The Court of Appeal found that the burden of satisfying the Home Secretary that asylum had been claimed as soon as reasonably practicable was on the applicant. If the Home Secretary was not so satisfied, it remained open to the applicant to claim support on the basis that it was necessary for the purpose of avoiding a breach of his rights under art 3 of the Convention (prohibition on inhuman or degrading treatment) or art 8 (right to private life). The regime imposed on asylum seekers who were denied support by reason of s55(1) constituted “treatment” within art 3 because the prohibition on asylum seekers from working and receiving support when they were destitute amounted to action directed against them and not to mere inaction. The burden of proving that support was necessary to avoid subjecting the applicant to inhuman or degrading in breach of art 3 was on the asylum seeker and the threshold was a high one. The first instance judge was wrong to hold that the fact that there was a “real risk” that an asylum seeker would be reduced to this state of degradation of itself engaged art 3. It was not unlawful for the Home Secretary to decline to provide support unless and until it was clear that charitable support had not been provided and the individual was incapable of fending for himself such that his condition verged on the requisite degree of severity.

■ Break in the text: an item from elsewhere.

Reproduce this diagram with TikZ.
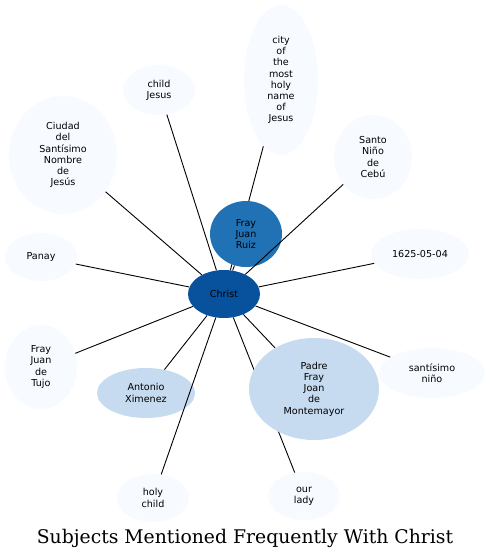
\documentclass[tikz,border=0pt]{standalone}
\usepackage{fontspec}
\setmainfont{DejaVu Sans}
\newfontfamily\titlefont{DejaVu Serif}
\usetikzlibrary{shapes.geometric,backgrounds}
\definecolor{blueA}{HTML}{08519C}
\definecolor{blueB}{HTML}{2171B5}
\definecolor{blueC}{HTML}{C6DBEF}
\definecolor{blueD}{HTML}{F7FBFF}
\begin{document}
\begin{tikzpicture}[x=1pt,y=-1pt,
  subj/.style={ellipse,inner sep=0pt,align=center,
    font=\fontsize{9.6}{11.2}\selectfont},
  light/.style={subj,fill=blueD},
  mid/.style={subj,fill=blueC},
  link/.style={black,line width=0.9pt}]
  \useasboundingbox (0,0) rectangle (490,559);
  % nodes
  \node[subj,fill=blueA,minimum width=72,minimum height=48] (christ) at (224,294) {Christ};
  \node[subj,fill=blueB,minimum width=72,minimum height=66] (ruiz) at (246,234) {Fray\\Juan\\Ruiz};
  \node[light,minimum width=74,minimum height=150] (city) at (281,80) {city\\of\\the\\most\\holy\\name\\of\\Jesus};
  \node[light,minimum width=72,minimum height=50] (child) at (159,90) {child\\Jesus};
  \node[light,minimum width=108,minimum height=118] (ciudad) at (63,155) {Ciudad\\del\\Santísimo\\Nombre\\de\\Jesús};
  \node[light,minimum width=78,minimum height=84] (santo) at (373,157) {Santo\\Niño\\de\\Cebú};
  \node[light,minimum width=98,minimum height=50] (date) at (420,254) {1625-05-04};
  \node[light,minimum width=72,minimum height=48] (panay) at (41,257) {Panay};
  \node[light,minimum width=72,minimum height=84] (tujo) at (41,367) {Fray\\Juan\\de\\Tujo};
  \node[mid,minimum width=98,minimum height=50] (ximenez) at (146,393) {Antonio\\Ximenez};
  \node[light,minimum width=72,minimum height=48] (holy) at (153,498) {holy\\child};
  \node[mid,minimum width=130,minimum height=102] (padre) at (314,389) {Padre\\Fray\\Joan\\de\\Montemayor};
  \node[light,minimum width=106,minimum height=50] (nino) at (432,373) {santísimo\\niño};
  \node[light,minimum width=72,minimum height=48] (lady) at (304,496) {our\\lady};
  % links
  \begin{pgfonlayer}{background}
    \foreach \s in {ruiz,city,child,ciudad,date,panay,tujo,ximenez,padre,nino,lady}
      \draw[link] (christ) -- (\s);
  \end{pgfonlayer}
  \draw[link] (christ) -- (santo);
  \draw[link] (christ) -- (holy);
  \node[font=\titlefont\fontsize{18.8}{20}\selectfont] (title) at (245,538) {Subjects Mentioned Frequently With Christ};
\end{tikzpicture}
\end{document}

In deciding whether the applicant had discharged the burden of proof the Home Secretary had to act fairly. He had to lay down a fair system and operate it fairly. The present system operated by the Home Secretary was unfair as the purpose of the interview was not explained to the applicant in clear terms and the caseworkers were not properly directed as to the relevant test, with regard either to “reasonably practicable” or art 3. Further, the Home Secretary should have had regard to the applicants’ state of mind on arrival. Fairness required the interviewer to try to ascertain the precise reason that the applicant did not claim asylum on arrival, which called for interviewing skills and a more flexible approach than simply completing a standard form questionnaire. The questions to ask would vary from case to case and be a matter for the interviewer and since it was likely that the credibility of the individual applicant would or might be important, it was desirable that the interviewer and the decision maker should be the same person. Where the decision maker concluded that the applicant was not telling the truth the applicant should be given the opportunity of rebutting the suggestion of incredibility and of explaining himself if he could.


The first instance judge had been right to hold that in each of the individual cases the applicant had been treated unfairly initially. Article (right to a fair hearing) was not satisfied by the right to apply for judicial review given the system that was operated by the Home Secretary. However, if the Home Secretary took the appropriate steps to remedy the deficiencies in procedure the combination of his decision-making process and judicial review of the decision reached by that process would satisfy the requirements of art 6 and therefore the provisions of s55 were not incompatible with art 6.